Data section:
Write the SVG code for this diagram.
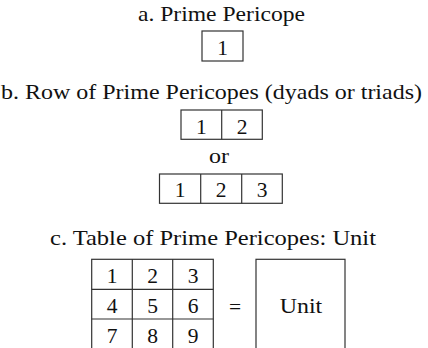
<svg xmlns="http://www.w3.org/2000/svg" width="428" height="348" viewBox="0 0 428 348">
<style>
text{font-family:'Liberation Serif','DejaVu Serif',serif;font-size:21.5px;fill:#111;text-anchor:middle}
.t{font-size:21.5px}
.c{fill:none;stroke:#333;stroke-width:1.2}
</style>
<rect width="428" height="348" fill="#fff"/>
<text class="t" x="221.5" y="21" textLength="167" lengthAdjust="spacingAndGlyphs">a. Prime Pericope</text>
<g id="prime">
<rect class="c" x="202" y="31" width="41" height="30"/>
<text x="222.5" y="55">1</text>
</g>
<text class="t" x="211.5" y="98.5" textLength="421" lengthAdjust="spacingAndGlyphs">b. Row of Prime Pericopes (dyads or triads)</text>
<g id="dyad">
<rect class="c" x="181" y="110" width="81.3" height="29.3"/>
<line class="c" x1="221.7" y1="110" x2="221.7" y2="139.3"/>
<text x="201.3" y="134">1</text>
<text x="242" y="134">2</text>
</g>
<text x="219" y="163" textLength="20" lengthAdjust="spacingAndGlyphs">or</text>
<g id="triad">
<rect class="c" x="159.5" y="174" width="122.8" height="29.3"/>
<line class="c" x1="200.7" y1="174" x2="200.7" y2="203.3"/>
<line class="c" x1="241.7" y1="174" x2="241.7" y2="203.3"/>
<text x="180" y="197">1</text>
<text x="221.2" y="197">2</text>
<text x="262" y="197">3</text>
</g>
<text class="t" x="213" y="245" textLength="326" lengthAdjust="spacingAndGlyphs">c. Table of Prime Pericopes: Unit</text>
<g id="table">
<rect class="c" x="91.7" y="259.3" width="121.6" height="92"/>
<line class="c" x1="132.3" y1="259.3" x2="132.3" y2="350"/>
<line class="c" x1="172.7" y1="259.3" x2="172.7" y2="350"/>
<line class="c" x1="91.7" y1="289.3" x2="213.3" y2="289.3"/>
<line class="c" x1="91.7" y1="319" x2="213.3" y2="319"/>
<text x="112" y="283">1</text>
<text x="152.5" y="283">2</text>
<text x="193" y="283">3</text>
<text x="112" y="313">4</text>
<text x="152.5" y="313">5</text>
<text x="193" y="313">6</text>
<text x="112" y="342.5">7</text>
<text x="152.5" y="342.5">8</text>
<text x="193" y="342.5">9</text>
</g>
<text x="235" y="313.5">=</text>
<g id="unit">
<rect class="c" x="256" y="259.3" width="89" height="92"/>
<text x="301" y="313" textLength="42.5" lengthAdjust="spacingAndGlyphs">Unit</text>
</g>
</svg>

Exercise instructions: Copy out each line exactly, without the pictures.

Problem solution:
Write the SVG code for this diagram.
<svg xmlns="http://www.w3.org/2000/svg" width="428" height="348" viewBox="0 0 428 348">
<style>
text{font-family:'Liberation Serif','DejaVu Serif',serif;font-size:21.5px;fill:#111;text-anchor:middle}
.t{font-size:21.5px}
.c{fill:none;stroke:#333;stroke-width:1.2}
</style>
<rect width="428" height="348" fill="#fff"/>
<text class="t" x="221.5" y="21" textLength="167" lengthAdjust="spacingAndGlyphs">a. Prime Pericope</text>
<g id="prime">
<rect class="c" x="202" y="31" width="41" height="30"/>
<text x="222.5" y="55">1</text>
</g>
<text class="t" x="211.5" y="98.5" textLength="421" lengthAdjust="spacingAndGlyphs">b. Row of Prime Pericopes (dyads or triads)</text>
<g id="dyad">
<rect class="c" x="181" y="110" width="81.3" height="29.3"/>
<line class="c" x1="221.7" y1="110" x2="221.7" y2="139.3"/>
<text x="201.3" y="134">1</text>
<text x="242" y="134">2</text>
</g>
<text x="219" y="163" textLength="20" lengthAdjust="spacingAndGlyphs">or</text>
<g id="triad">
<rect class="c" x="159.5" y="174" width="122.8" height="29.3"/>
<line class="c" x1="200.7" y1="174" x2="200.7" y2="203.3"/>
<line class="c" x1="241.7" y1="174" x2="241.7" y2="203.3"/>
<text x="180" y="197">1</text>
<text x="221.2" y="197">2</text>
<text x="262" y="197">3</text>
</g>
<text class="t" x="213" y="245" textLength="326" lengthAdjust="spacingAndGlyphs">c. Table of Prime Pericopes: Unit</text>
<g id="table">
<rect class="c" x="91.7" y="259.3" width="121.6" height="92"/>
<line class="c" x1="132.3" y1="259.3" x2="132.3" y2="350"/>
<line class="c" x1="172.7" y1="259.3" x2="172.7" y2="350"/>
<line class="c" x1="91.7" y1="289.3" x2="213.3" y2="289.3"/>
<line class="c" x1="91.7" y1="319" x2="213.3" y2="319"/>
<text x="112" y="283">1</text>
<text x="152.5" y="283">2</text>
<text x="193" y="283">3</text>
<text x="112" y="313">4</text>
<text x="152.5" y="313">5</text>
<text x="193" y="313">6</text>
<text x="112" y="342.5">7</text>
<text x="152.5" y="342.5">8</text>
<text x="193" y="342.5">9</text>
</g>
<text x="235" y="313.5">=</text>
<g id="unit">
<rect class="c" x="256" y="259.3" width="89" height="92"/>
<text x="301" y="313" textLength="42.5" lengthAdjust="spacingAndGlyphs">Unit</text>
</g>
</svg>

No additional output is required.